Seria o Hellboyu zawsze odstawała odrobinę od superbohaterskiej normy. Według
Mike'a Mignoli, twórcy komiksowej postaci, nowy film o przygodach Hellboya będzie miał jeszcze mniej wspólnego z opowieściami o herosach w pelerynach.
Staramy się zrobić coś innego, zdradził
Mignola. Żaden z filmów o Hellboyu nie miał przypominać pozostałych filmow o superbohaterach.

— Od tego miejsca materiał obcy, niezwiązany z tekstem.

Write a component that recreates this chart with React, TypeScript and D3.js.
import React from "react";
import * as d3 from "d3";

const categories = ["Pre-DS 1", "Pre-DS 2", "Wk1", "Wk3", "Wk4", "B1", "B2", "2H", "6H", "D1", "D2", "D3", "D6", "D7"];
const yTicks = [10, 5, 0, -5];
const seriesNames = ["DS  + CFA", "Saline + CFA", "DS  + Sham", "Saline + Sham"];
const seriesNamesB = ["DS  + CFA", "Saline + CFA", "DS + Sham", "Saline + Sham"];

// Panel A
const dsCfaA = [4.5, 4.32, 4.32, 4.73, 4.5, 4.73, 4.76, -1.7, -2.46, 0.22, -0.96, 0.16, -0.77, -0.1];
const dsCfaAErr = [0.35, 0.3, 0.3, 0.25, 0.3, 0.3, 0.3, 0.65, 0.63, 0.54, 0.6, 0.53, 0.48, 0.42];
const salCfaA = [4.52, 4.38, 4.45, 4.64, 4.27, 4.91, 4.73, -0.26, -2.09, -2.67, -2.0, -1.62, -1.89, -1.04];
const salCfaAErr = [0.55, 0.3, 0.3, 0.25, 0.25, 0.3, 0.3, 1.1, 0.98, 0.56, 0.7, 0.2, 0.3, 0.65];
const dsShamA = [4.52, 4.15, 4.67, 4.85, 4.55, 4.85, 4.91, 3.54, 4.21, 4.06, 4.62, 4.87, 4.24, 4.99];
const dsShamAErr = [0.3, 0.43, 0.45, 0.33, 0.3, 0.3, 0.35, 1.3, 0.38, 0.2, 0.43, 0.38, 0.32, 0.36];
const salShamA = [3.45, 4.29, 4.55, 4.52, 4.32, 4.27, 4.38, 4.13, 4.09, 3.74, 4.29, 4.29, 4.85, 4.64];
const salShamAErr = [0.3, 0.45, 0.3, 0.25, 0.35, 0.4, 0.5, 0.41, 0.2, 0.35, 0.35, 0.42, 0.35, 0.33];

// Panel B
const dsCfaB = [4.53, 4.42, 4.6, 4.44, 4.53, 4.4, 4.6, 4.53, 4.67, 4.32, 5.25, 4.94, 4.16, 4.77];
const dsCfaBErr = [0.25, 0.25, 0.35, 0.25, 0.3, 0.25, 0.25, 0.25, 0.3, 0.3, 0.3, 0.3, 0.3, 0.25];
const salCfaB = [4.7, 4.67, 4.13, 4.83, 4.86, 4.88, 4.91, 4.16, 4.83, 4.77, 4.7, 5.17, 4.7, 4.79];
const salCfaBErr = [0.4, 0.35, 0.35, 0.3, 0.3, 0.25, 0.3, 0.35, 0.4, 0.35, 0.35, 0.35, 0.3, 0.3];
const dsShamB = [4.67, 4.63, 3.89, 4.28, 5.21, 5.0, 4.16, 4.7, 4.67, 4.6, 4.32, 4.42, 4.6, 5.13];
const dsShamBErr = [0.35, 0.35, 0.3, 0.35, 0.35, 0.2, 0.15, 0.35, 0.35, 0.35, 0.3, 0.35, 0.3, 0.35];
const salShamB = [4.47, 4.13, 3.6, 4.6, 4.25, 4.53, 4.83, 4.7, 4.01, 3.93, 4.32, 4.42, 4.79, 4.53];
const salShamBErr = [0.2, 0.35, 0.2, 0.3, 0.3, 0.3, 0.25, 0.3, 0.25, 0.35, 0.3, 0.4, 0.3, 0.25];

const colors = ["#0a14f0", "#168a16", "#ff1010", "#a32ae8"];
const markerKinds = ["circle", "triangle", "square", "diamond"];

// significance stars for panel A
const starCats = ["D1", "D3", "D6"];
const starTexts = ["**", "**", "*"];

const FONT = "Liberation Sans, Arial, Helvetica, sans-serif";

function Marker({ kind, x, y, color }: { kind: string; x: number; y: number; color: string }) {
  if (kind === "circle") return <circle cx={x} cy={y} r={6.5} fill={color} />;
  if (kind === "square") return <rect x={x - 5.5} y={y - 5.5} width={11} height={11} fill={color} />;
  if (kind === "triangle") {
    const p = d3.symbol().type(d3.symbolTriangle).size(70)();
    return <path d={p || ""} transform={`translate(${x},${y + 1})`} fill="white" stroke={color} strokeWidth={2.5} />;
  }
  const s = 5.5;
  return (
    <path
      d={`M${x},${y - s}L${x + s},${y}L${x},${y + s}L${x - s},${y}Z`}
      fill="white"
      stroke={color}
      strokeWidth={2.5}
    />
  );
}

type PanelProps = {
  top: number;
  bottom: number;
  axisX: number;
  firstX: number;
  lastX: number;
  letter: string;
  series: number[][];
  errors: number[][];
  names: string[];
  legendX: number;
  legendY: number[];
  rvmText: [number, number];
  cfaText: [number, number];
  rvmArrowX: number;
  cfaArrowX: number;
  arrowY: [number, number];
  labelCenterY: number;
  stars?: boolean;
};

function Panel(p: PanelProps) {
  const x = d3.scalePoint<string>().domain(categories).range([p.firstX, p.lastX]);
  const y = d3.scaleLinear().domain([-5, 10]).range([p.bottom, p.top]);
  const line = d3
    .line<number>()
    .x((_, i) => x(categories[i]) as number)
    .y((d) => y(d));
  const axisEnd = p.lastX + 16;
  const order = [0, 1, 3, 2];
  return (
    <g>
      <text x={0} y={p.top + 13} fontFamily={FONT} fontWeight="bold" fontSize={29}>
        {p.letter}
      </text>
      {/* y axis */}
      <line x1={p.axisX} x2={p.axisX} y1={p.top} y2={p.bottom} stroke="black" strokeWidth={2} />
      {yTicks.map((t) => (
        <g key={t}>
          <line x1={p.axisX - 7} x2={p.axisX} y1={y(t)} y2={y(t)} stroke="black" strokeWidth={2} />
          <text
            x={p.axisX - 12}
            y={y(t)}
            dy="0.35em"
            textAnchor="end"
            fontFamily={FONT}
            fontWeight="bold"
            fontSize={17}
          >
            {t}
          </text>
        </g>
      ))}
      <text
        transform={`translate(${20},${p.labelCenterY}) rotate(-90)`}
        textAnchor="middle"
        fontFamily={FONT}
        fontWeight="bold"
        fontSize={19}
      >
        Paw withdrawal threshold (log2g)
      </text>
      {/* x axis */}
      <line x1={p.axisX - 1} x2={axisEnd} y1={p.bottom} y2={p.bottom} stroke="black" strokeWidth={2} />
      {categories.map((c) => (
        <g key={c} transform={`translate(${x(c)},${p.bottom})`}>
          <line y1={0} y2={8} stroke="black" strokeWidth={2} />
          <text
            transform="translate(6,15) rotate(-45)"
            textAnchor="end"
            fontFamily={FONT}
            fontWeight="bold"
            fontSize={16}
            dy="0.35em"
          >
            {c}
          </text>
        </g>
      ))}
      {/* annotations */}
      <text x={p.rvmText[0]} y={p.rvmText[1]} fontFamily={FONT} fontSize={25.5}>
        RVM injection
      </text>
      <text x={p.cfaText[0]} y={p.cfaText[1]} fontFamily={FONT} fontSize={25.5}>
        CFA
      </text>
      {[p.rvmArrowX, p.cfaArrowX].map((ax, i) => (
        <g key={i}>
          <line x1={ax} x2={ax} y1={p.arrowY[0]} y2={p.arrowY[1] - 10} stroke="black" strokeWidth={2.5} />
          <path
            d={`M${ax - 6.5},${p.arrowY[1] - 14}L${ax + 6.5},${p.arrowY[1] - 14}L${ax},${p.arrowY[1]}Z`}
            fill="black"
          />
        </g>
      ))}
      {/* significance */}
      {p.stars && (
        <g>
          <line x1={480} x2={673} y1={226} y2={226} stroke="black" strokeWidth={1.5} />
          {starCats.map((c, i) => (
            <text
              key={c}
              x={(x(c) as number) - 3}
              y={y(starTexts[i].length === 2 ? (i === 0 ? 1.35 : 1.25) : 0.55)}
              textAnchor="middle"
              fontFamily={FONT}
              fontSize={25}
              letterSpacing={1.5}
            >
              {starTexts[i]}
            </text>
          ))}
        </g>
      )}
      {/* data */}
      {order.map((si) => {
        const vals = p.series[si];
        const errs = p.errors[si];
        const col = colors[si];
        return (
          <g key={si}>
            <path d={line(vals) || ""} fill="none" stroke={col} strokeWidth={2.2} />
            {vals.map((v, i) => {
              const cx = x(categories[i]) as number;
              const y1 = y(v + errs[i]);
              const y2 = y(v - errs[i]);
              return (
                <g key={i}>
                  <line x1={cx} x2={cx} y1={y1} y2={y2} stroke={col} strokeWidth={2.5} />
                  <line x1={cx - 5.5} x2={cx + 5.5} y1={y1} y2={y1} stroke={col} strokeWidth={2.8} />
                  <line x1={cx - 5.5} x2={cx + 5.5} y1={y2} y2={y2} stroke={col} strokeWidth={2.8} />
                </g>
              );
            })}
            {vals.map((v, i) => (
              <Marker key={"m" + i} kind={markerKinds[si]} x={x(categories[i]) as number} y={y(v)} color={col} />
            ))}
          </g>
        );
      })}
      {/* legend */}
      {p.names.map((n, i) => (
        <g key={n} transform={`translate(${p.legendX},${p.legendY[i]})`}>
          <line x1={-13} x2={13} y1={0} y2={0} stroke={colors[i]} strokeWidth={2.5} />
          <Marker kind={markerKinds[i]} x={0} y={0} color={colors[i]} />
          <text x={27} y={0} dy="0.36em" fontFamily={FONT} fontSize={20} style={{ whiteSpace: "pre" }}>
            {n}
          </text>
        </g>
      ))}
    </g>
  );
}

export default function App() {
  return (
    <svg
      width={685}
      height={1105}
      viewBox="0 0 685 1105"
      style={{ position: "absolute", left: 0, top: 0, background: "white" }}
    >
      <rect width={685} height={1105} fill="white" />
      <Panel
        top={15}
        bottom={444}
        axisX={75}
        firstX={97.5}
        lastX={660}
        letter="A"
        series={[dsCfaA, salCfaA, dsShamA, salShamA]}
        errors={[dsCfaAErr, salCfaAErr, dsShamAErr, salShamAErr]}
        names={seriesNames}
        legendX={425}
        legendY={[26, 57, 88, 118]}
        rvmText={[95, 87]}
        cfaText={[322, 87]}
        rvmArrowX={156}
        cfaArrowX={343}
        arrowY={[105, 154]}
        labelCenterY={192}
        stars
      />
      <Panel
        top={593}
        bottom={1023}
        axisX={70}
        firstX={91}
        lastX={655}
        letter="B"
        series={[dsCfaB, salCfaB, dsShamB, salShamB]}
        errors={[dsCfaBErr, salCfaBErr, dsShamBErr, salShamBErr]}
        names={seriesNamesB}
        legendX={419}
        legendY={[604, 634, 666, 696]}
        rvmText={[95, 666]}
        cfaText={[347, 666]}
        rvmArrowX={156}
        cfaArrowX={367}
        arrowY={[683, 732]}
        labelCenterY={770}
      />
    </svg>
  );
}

Nie ważne, jak wiele filmów Marvela i DC powstaje, "Hellboy" - nawet w wersji Guillermo del Toro - wciąż nie przypomina filmu superbohaterskiego. Mamy tak dużo drużyn kolesi w kostiumach, którzy biegają wkoło, ratując świat przed wielkim kosmicznym zagrożeniem. Wydaje mi się, że nowy film będzie jeszcze bardziej odstawał od tej normy. Pomysł polega na tym, by stłumić elementy superbohaterskie jeszcze bardziej, niż zrobił to del Toro, dodał twórca.
W nowym filmie będzie więcej elementów folkloru, mitologii i horroru, które zastąpią motyw drużyny pędzącej na bitwę o nie wiadomo co. W roli głównej zobaczymy tym razem
Davida Harboura, a za kamerą stanął
Neil Marshall. Premiera w styczniu 2019.